Repeat each record below exactly, dropping the pictures.

Rows from a dataset of charts and code
····················

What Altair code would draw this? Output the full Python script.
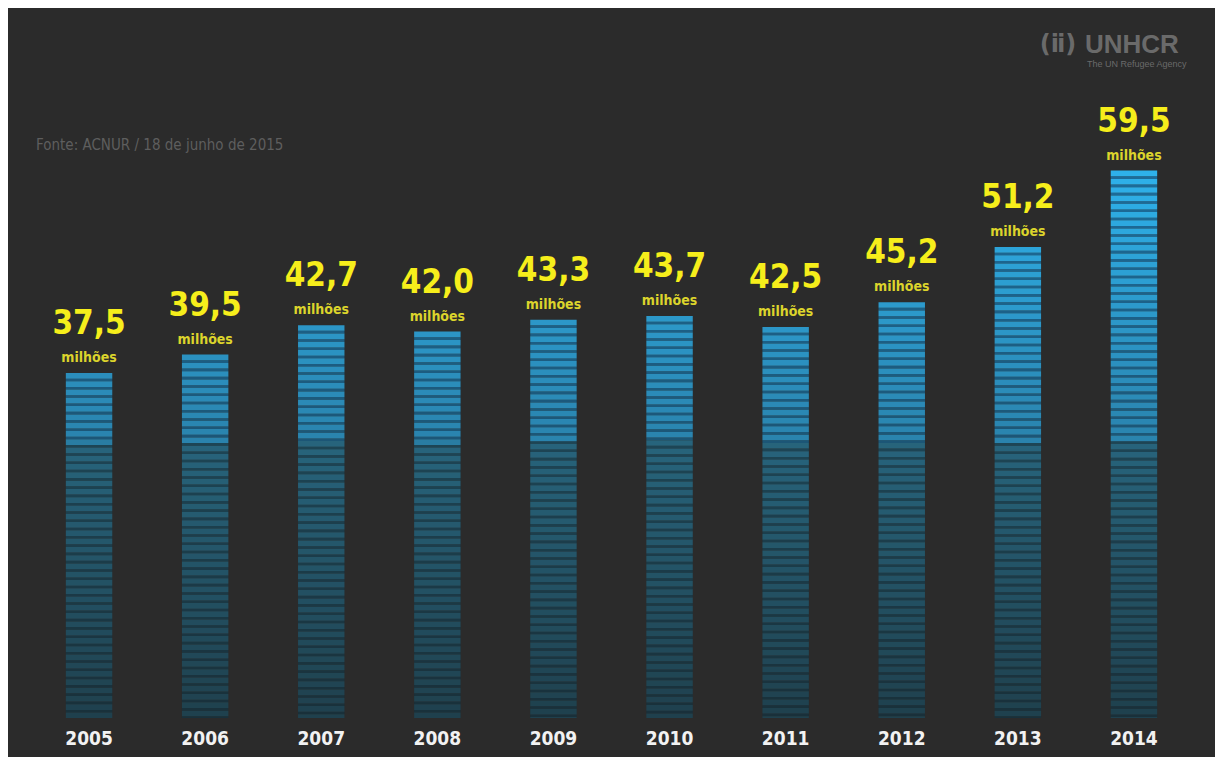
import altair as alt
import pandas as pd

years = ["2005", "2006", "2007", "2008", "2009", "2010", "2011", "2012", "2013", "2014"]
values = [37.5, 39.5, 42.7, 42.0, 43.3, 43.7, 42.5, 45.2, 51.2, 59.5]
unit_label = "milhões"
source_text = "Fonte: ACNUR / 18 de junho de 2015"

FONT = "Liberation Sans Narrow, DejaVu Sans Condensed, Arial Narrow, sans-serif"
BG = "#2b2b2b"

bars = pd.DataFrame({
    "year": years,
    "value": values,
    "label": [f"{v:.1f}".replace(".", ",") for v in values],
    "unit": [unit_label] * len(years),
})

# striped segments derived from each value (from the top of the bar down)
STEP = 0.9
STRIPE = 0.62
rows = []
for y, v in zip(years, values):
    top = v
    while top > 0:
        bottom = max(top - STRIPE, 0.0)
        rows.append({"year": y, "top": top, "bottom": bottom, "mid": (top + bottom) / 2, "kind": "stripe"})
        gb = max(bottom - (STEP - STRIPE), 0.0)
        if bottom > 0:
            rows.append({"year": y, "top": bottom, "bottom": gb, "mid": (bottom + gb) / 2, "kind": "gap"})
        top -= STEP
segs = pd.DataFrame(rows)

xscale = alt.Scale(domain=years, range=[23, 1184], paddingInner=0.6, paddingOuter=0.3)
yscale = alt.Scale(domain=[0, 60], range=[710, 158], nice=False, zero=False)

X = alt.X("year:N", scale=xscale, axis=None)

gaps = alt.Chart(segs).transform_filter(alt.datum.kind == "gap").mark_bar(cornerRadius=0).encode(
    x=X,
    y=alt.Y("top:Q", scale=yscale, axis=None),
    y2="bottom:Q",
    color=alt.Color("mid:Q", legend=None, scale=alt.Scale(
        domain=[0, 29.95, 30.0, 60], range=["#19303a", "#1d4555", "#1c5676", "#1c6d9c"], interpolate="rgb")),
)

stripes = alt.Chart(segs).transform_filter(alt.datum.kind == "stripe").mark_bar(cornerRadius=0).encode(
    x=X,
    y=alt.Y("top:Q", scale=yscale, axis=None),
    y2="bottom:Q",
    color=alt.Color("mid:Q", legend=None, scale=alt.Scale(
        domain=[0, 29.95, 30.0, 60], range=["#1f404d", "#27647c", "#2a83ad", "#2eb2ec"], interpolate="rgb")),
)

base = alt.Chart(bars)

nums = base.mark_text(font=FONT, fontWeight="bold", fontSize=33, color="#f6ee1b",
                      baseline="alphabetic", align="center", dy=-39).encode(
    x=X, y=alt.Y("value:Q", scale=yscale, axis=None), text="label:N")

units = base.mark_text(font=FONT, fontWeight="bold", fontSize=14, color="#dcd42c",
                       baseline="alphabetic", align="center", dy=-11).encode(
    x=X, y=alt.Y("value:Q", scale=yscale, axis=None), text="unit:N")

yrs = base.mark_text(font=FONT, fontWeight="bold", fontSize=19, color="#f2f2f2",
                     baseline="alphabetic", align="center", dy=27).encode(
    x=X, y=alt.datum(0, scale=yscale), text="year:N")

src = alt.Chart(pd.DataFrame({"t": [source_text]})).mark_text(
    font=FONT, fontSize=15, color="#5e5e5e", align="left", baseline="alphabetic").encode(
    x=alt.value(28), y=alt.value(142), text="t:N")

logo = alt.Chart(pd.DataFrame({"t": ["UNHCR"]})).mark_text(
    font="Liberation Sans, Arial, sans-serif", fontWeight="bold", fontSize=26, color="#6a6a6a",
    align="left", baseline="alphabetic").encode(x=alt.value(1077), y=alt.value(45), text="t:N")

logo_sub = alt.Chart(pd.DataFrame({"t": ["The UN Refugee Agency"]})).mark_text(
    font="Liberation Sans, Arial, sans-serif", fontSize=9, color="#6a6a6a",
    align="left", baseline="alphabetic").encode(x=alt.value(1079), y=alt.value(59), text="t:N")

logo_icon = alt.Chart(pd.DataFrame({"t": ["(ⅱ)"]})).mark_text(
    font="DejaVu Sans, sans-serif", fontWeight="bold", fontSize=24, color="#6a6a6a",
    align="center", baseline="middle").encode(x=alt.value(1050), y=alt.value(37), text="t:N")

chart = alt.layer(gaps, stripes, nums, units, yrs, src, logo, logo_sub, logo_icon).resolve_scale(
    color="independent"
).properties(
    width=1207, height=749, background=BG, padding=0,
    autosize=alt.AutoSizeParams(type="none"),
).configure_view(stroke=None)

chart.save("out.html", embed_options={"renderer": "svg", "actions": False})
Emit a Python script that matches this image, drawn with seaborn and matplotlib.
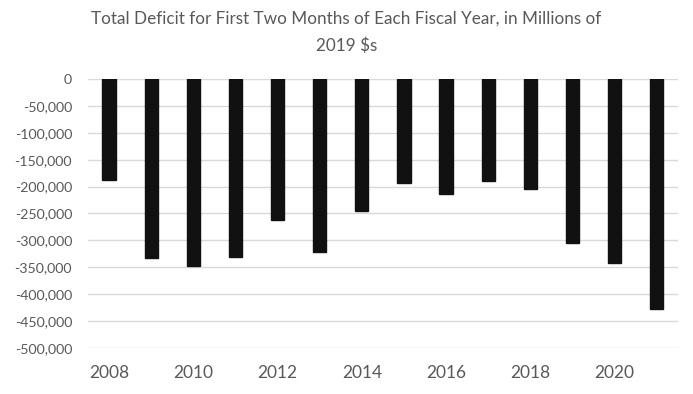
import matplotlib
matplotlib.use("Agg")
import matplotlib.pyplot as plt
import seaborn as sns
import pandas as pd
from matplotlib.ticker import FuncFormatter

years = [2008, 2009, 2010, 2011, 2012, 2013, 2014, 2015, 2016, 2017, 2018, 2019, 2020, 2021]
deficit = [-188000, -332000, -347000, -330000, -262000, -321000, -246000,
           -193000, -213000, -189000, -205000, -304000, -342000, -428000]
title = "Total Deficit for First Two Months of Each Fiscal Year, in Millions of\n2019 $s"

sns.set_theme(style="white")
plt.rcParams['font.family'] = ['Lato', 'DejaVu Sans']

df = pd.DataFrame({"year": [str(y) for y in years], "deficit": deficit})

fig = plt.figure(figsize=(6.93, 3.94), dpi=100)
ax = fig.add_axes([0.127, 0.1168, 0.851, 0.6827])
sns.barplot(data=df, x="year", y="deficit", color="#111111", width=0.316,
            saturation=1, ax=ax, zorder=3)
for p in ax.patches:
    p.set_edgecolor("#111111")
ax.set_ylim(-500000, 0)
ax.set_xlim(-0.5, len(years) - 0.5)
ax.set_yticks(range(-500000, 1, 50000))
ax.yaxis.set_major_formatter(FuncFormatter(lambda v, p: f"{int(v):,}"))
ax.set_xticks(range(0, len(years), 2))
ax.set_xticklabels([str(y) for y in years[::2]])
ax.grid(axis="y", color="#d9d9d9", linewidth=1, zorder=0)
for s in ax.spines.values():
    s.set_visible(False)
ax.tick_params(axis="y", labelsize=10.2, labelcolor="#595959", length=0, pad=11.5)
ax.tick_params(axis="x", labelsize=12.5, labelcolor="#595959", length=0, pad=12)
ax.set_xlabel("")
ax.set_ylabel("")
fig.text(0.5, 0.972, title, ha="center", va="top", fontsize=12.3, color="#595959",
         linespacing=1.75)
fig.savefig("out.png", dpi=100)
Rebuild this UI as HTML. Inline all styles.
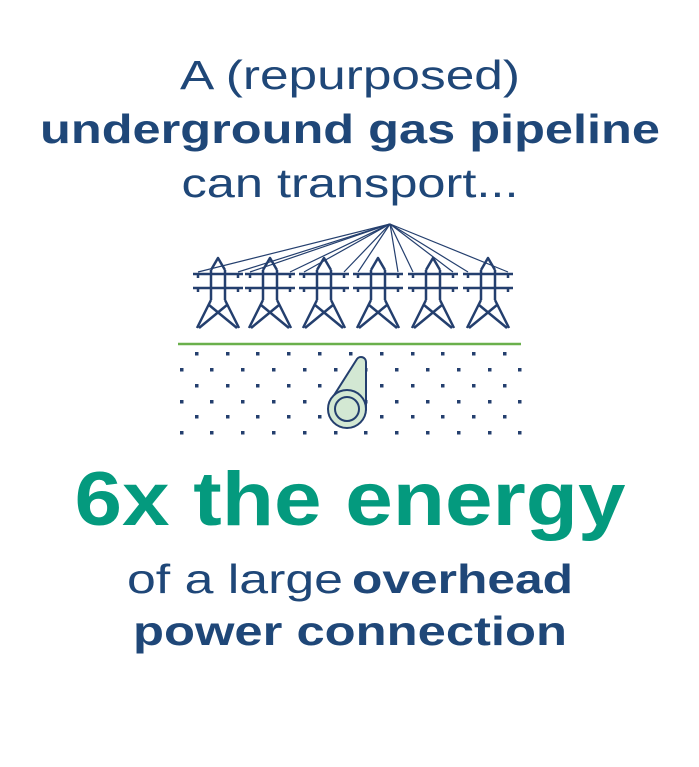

····················

▶ [TASK OUTPUT]:
What Altair code would draw this? Output the full Python script.
import altair as alt
import pandas as pd

years = ["2005", "2006", "2007", "2008", "2009", "2010", "2011", "2012", "2013", "2014"]
values = [37.5, 39.5, 42.7, 42.0, 43.3, 43.7, 42.5, 45.2, 51.2, 59.5]
unit_label = "milhões"
source_text = "Fonte: ACNUR / 18 de junho de 2015"

FONT = "Liberation Sans Narrow, DejaVu Sans Condensed, Arial Narrow, sans-serif"
BG = "#2b2b2b"

bars = pd.DataFrame({
    "year": years,
    "value": values,
    "label": [f"{v:.1f}".replace(".", ",") for v in values],
    "unit": [unit_label] * len(years),
})

# striped segments derived from each value (from the top of the bar down)
STEP = 0.9
STRIPE = 0.62
rows = []
for y, v in zip(years, values):
    top = v
    while top > 0:
        bottom = max(top - STRIPE, 0.0)
        rows.append({"year": y, "top": top, "bottom": bottom, "mid": (top + bottom) / 2, "kind": "stripe"})
        gb = max(bottom - (STEP - STRIPE), 0.0)
        if bottom > 0:
            rows.append({"year": y, "top": bottom, "bottom": gb, "mid": (bottom + gb) / 2, "kind": "gap"})
        top -= STEP
segs = pd.DataFrame(rows)

xscale = alt.Scale(domain=years, range=[23, 1184], paddingInner=0.6, paddingOuter=0.3)
yscale = alt.Scale(domain=[0, 60], range=[710, 158], nice=False, zero=False)

X = alt.X("year:N", scale=xscale, axis=None)

gaps = alt.Chart(segs).transform_filter(alt.datum.kind == "gap").mark_bar(cornerRadius=0).encode(
    x=X,
    y=alt.Y("top:Q", scale=yscale, axis=None),
    y2="bottom:Q",
    color=alt.Color("mid:Q", legend=None, scale=alt.Scale(
        domain=[0, 29.95, 30.0, 60], range=["#19303a", "#1d4555", "#1c5676", "#1c6d9c"], interpolate="rgb")),
)

stripes = alt.Chart(segs).transform_filter(alt.datum.kind == "stripe").mark_bar(cornerRadius=0).encode(
    x=X,
    y=alt.Y("top:Q", scale=yscale, axis=None),
    y2="bottom:Q",
    color=alt.Color("mid:Q", legend=None, scale=alt.Scale(
        domain=[0, 29.95, 30.0, 60], range=["#1f404d", "#27647c", "#2a83ad", "#2eb2ec"], interpolate="rgb")),
)

base = alt.Chart(bars)

nums = base.mark_text(font=FONT, fontWeight="bold", fontSize=33, color="#f6ee1b",
                      baseline="alphabetic", align="center", dy=-39).encode(
    x=X, y=alt.Y("value:Q", scale=yscale, axis=None), text="label:N")

units = base.mark_text(font=FONT, fontWeight="bold", fontSize=14, color="#dcd42c",
                       baseline="alphabetic", align="center", dy=-11).encode(
    x=X, y=alt.Y("value:Q", scale=yscale, axis=None), text="unit:N")

yrs = base.mark_text(font=FONT, fontWeight="bold", fontSize=19, color="#f2f2f2",
                     baseline="alphabetic", align="center", dy=27).encode(
    x=X, y=alt.datum(0, scale=yscale), text="year:N")

src = alt.Chart(pd.DataFrame({"t": [source_text]})).mark_text(
    font=FONT, fontSize=15, color="#5e5e5e", align="left", baseline="alphabetic").encode(
    x=alt.value(28), y=alt.value(142), text="t:N")

logo = alt.Chart(pd.DataFrame({"t": ["UNHCR"]})).mark_text(
    font="Liberation Sans, Arial, sans-serif", fontWeight="bold", fontSize=26, color="#6a6a6a",
    align="left", baseline="alphabetic").encode(x=alt.value(1077), y=alt.value(45), text="t:N")

logo_sub = alt.Chart(pd.DataFrame({"t": ["The UN Refugee Agency"]})).mark_text(
    font="Liberation Sans, Arial, sans-serif", fontSize=9, color="#6a6a6a",
    align="left", baseline="alphabetic").encode(x=alt.value(1079), y=alt.value(59), text="t:N")

logo_icon = alt.Chart(pd.DataFrame({"t": ["(ⅱ)"]})).mark_text(
    font="DejaVu Sans, sans-serif", fontWeight="bold", fontSize=24, color="#6a6a6a",
    align="center", baseline="middle").encode(x=alt.value(1050), y=alt.value(37), text="t:N")

chart = alt.layer(gaps, stripes, nums, units, yrs, src, logo, logo_sub, logo_icon).resolve_scale(
    color="independent"
).properties(
    width=1207, height=749, background=BG, padding=0,
    autosize=alt.AutoSizeParams(type="none"),
).configure_view(stroke=None)

chart.save("out.html", embed_options={"renderer": "svg", "actions": False})
Emit a Python script that matches this image, drawn with seaborn and matplotlib.
import matplotlib
matplotlib.use("Agg")
import matplotlib.pyplot as plt
import seaborn as sns
import pandas as pd
from matplotlib.ticker import FuncFormatter

years = [2008, 2009, 2010, 2011, 2012, 2013, 2014, 2015, 2016, 2017, 2018, 2019, 2020, 2021]
deficit = [-188000, -332000, -347000, -330000, -262000, -321000, -246000,
           -193000, -213000, -189000, -205000, -304000, -342000, -428000]
title = "Total Deficit for First Two Months of Each Fiscal Year, in Millions of\n2019 $s"

sns.set_theme(style="white")
plt.rcParams['font.family'] = ['Lato', 'DejaVu Sans']

df = pd.DataFrame({"year": [str(y) for y in years], "deficit": deficit})

fig = plt.figure(figsize=(6.93, 3.94), dpi=100)
ax = fig.add_axes([0.127, 0.1168, 0.851, 0.6827])
sns.barplot(data=df, x="year", y="deficit", color="#111111", width=0.316,
            saturation=1, ax=ax, zorder=3)
for p in ax.patches:
    p.set_edgecolor("#111111")
ax.set_ylim(-500000, 0)
ax.set_xlim(-0.5, len(years) - 0.5)
ax.set_yticks(range(-500000, 1, 50000))
ax.yaxis.set_major_formatter(FuncFormatter(lambda v, p: f"{int(v):,}"))
ax.set_xticks(range(0, len(years), 2))
ax.set_xticklabels([str(y) for y in years[::2]])
ax.grid(axis="y", color="#d9d9d9", linewidth=1, zorder=0)
for s in ax.spines.values():
    s.set_visible(False)
ax.tick_params(axis="y", labelsize=10.2, labelcolor="#595959", length=0, pad=11.5)
ax.tick_params(axis="x", labelsize=12.5, labelcolor="#595959", length=0, pad=12)
ax.set_xlabel("")
ax.set_ylabel("")
fig.text(0.5, 0.972, title, ha="center", va="top", fontsize=12.3, color="#595959",
         linespacing=1.75)
fig.savefig("out.png", dpi=100)
Rebuild this UI as HTML. Inline all styles.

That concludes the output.